• Challenge: Quote the listing below in its entirety, omitting every image.

• Record extracts:
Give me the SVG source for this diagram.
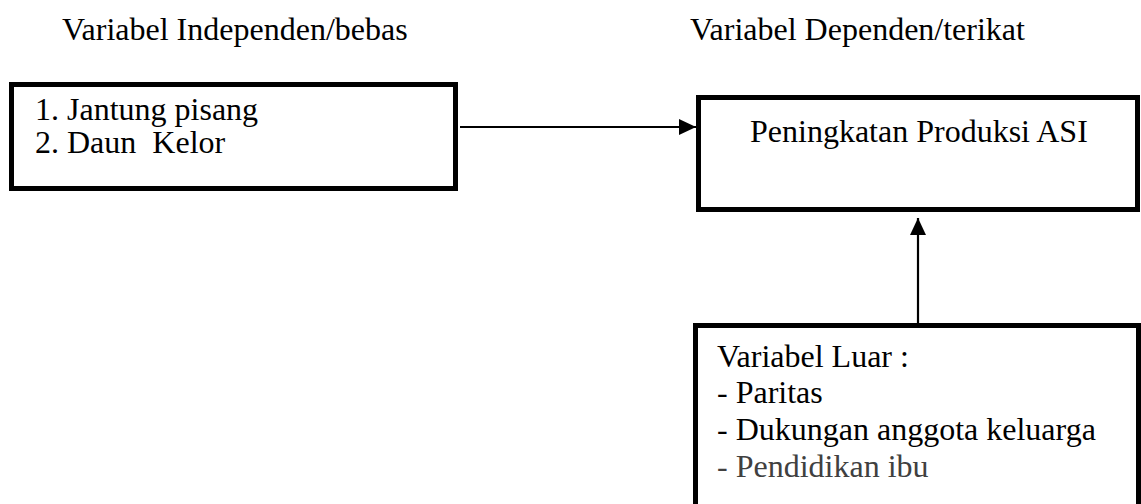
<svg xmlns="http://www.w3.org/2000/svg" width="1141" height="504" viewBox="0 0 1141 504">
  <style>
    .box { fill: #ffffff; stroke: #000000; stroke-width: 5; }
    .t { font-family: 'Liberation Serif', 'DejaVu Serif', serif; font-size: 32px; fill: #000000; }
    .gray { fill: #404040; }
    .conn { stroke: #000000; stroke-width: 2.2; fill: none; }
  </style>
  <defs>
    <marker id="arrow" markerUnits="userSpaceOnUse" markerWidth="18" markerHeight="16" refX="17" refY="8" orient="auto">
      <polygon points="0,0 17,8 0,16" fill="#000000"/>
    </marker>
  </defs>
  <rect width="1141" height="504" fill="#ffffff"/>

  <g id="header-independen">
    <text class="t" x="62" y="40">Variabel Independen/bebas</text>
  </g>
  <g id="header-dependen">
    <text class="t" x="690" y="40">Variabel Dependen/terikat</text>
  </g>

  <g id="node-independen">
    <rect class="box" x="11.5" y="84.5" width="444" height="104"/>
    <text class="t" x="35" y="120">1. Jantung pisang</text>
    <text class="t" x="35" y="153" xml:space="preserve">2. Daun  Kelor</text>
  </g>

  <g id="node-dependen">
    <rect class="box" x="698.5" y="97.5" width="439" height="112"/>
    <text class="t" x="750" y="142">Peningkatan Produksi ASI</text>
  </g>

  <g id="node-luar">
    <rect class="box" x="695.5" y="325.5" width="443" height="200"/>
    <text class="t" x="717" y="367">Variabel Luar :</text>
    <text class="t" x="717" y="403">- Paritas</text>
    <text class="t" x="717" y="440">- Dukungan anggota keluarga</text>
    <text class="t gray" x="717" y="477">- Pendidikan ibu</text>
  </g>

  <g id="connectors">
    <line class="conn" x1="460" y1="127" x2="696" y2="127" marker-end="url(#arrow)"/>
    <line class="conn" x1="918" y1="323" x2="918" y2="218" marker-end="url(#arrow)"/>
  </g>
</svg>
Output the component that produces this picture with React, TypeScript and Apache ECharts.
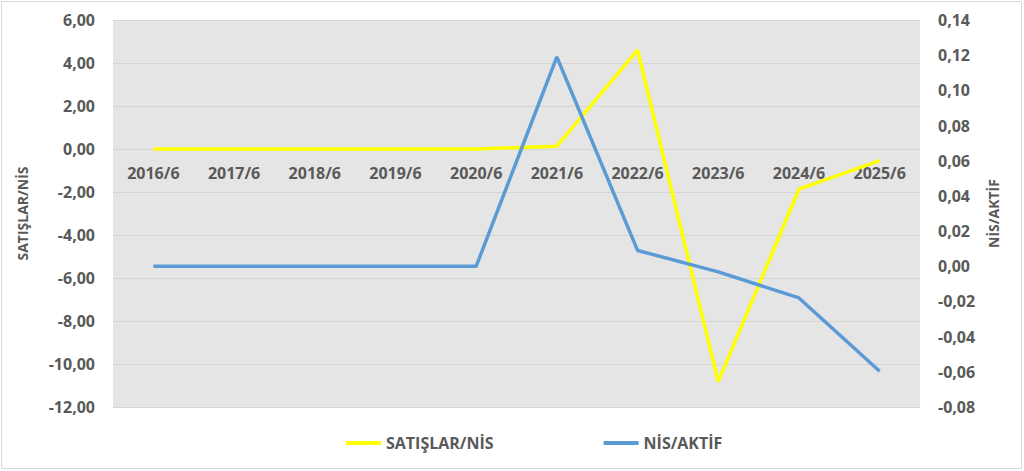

• Response for this exercise:
Give me the SVG source for this diagram.
<svg xmlns="http://www.w3.org/2000/svg" width="1141" height="504" viewBox="0 0 1141 504">
  <style>
    .box { fill: #ffffff; stroke: #000000; stroke-width: 5; }
    .t { font-family: 'Liberation Serif', 'DejaVu Serif', serif; font-size: 32px; fill: #000000; }
    .gray { fill: #404040; }
    .conn { stroke: #000000; stroke-width: 2.2; fill: none; }
  </style>
  <defs>
    <marker id="arrow" markerUnits="userSpaceOnUse" markerWidth="18" markerHeight="16" refX="17" refY="8" orient="auto">
      <polygon points="0,0 17,8 0,16" fill="#000000"/>
    </marker>
  </defs>
  <rect width="1141" height="504" fill="#ffffff"/>

  <g id="header-independen">
    <text class="t" x="62" y="40">Variabel Independen/bebas</text>
  </g>
  <g id="header-dependen">
    <text class="t" x="690" y="40">Variabel Dependen/terikat</text>
  </g>

  <g id="node-independen">
    <rect class="box" x="11.5" y="84.5" width="444" height="104"/>
    <text class="t" x="35" y="120">1. Jantung pisang</text>
    <text class="t" x="35" y="153" xml:space="preserve">2. Daun  Kelor</text>
  </g>

  <g id="node-dependen">
    <rect class="box" x="698.5" y="97.5" width="439" height="112"/>
    <text class="t" x="750" y="142">Peningkatan Produksi ASI</text>
  </g>

  <g id="node-luar">
    <rect class="box" x="695.5" y="325.5" width="443" height="200"/>
    <text class="t" x="717" y="367">Variabel Luar :</text>
    <text class="t" x="717" y="403">- Paritas</text>
    <text class="t" x="717" y="440">- Dukungan anggota keluarga</text>
    <text class="t gray" x="717" y="477">- Pendidikan ibu</text>
  </g>

  <g id="connectors">
    <line class="conn" x1="460" y1="127" x2="696" y2="127" marker-end="url(#arrow)"/>
    <line class="conn" x1="918" y1="323" x2="918" y2="218" marker-end="url(#arrow)"/>
  </g>
</svg>
Output the component that produces this picture with React, TypeScript and Apache ECharts.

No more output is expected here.